Stop using the term "Lone Wolf." It implies a noble, solitary predator. These individuals are anything but lone. They are part of a hyper-connected digital ecosystem.
The Michigan suspect wasn't radicalized in a vacuum. He was likely part of decentralized "communities" where extremist tropes are gamified. In these spaces, Hezbollah imagery is just another aesthetic, interchangeable with neo-Nazi imagery or "incel" rhetoric.
When we label an attack as "Hezbollah-inspired," we ignore the cross-pollination of hate. We have seen cases where suspects bounce from white supremacy to radical Islamism within months. Why? Because the ideology doesn't matter. The identity of being a warrior against a perceived "other" is what matters.
The Synagogue as a Soft Target
We need to be brutally honest about why synagogues remain the primary target in these cases. It isn’t just about Hezbollah’s specific animosity toward Israel. It’s because synagogues represent a perceived "weak point" in the American social fabric to those seeking maximum psychological impact.
Attacking a synagogue isn't a military maneuver; it’s a communication strategy. It’s designed to trigger a specific, predictable response from the media and the government. By immediately framing this through the lens of international terrorism, we play our part in the attacker’s script. We elevate a local criminal act into a global incident.
Stop Treating Sympathy as Strategy
The core mistake of the "Hezbollah-inspired" narrative is confusing sympathy with strategy.
A person can sympathize with a cause without being an instrument of that cause. By conflating the two, we broaden the net so wide that we lose sight of the actual killers. I have interviewed people who have spent years in radicalized environments. They will tell you that the most dangerous people aren't the ones waving the flags or shouting the slogans on social media. The dangerous ones are the ones who stop posting and start planning.
The FBI’s focus on the "Hezbollah" link is a reactive posture. It looks backward at the materials the suspect consumed rather than forward at the actions he was taking.
The High Cost of the Wrong Narrative
Every time we misdiagnose the source of an attack, we misallocate resources.

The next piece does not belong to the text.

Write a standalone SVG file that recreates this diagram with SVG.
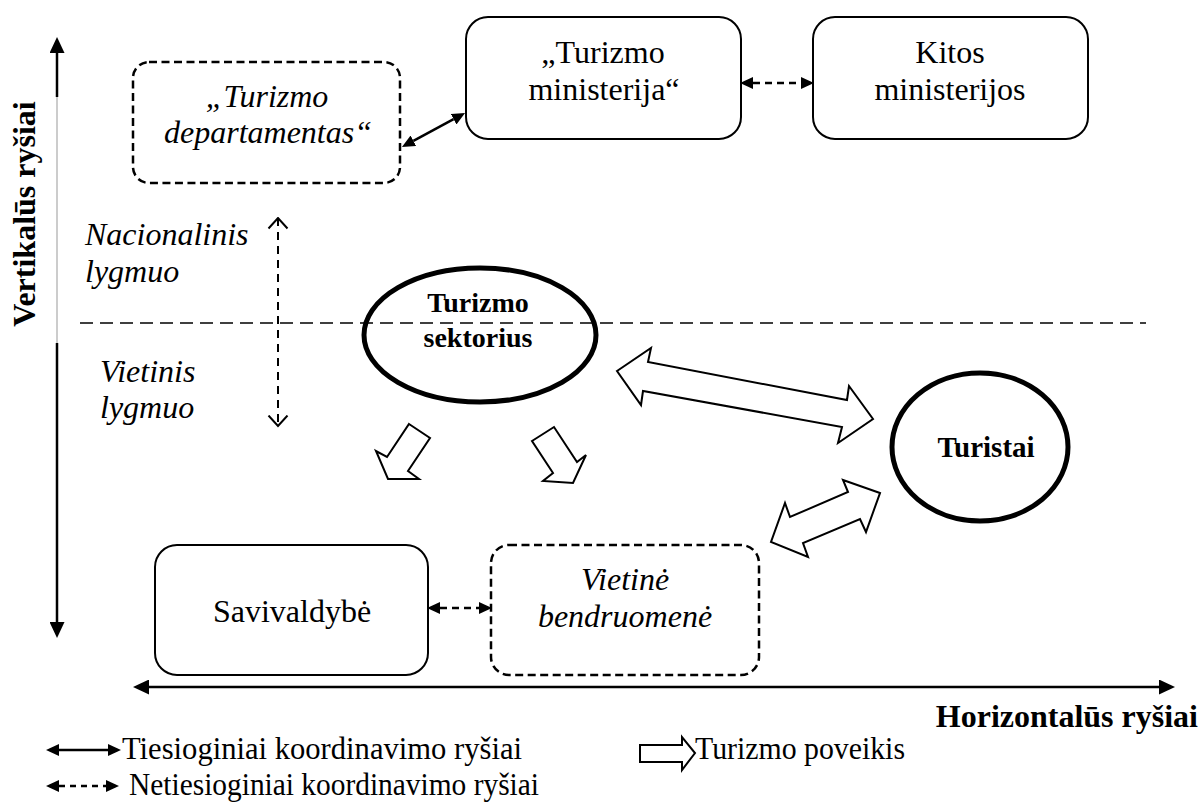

- Surveillance over-reach: We pour money into monitoring specific religious or ethnic communities, often alienating the very people who could provide early warnings.
- Ignored Behavioral Health: We treat these cases as "war" rather than a catastrophic failure of social and mental health interventions.
- The Martyrdom Effect: We give the suspect exactly what they want: a grand, historic justification for their pathetic individual rage.
If we want to protect synagogues and other vulnerable targets, we have to stop looking for "foreign influence" and start looking at "domestic volatility."
The Michigan Case is a Warning, Not a Trend
The Michigan synagogue plot should not be seen as a sign of Hezbollah’s growing reach in the United States. That is a hallucination. Hezbollah has shown zero interest in conducting small-scale "lone wolf" attacks in the U.S. interior, which would only bring unwanted heat to their global financial and political operations.
This was an act of personal radicalization using a convenient, high-profile "brand" of hate.
Until we admit that the "inspired by" label is a shortcut for a complex, fragmented reality, we will continue to be surprised by the next kid who picks a different brand but has the same deadly intent. We are misreading the map and wondering why we keep getting lost.
The threat isn’t a flag in Lebanon. The threat is the kid next door with an internet connection and a grievance that we’re too lazy to understand without a foreign label.
The FBI got their headline. The suspect got his status. The public got a boogeyman. And the actual problem remains exactly where it was: hidden in plain sight, unaddressed by a system that prefers simple stories over difficult truths.
The label isn't the lead; it's the distraction. Stop looking at the flag and start looking at the hand holding it.
The war isn't coming from overseas. It’s being downloaded one byte at a time in the suburbs of Detroit.
Deal with that, or get out of the way.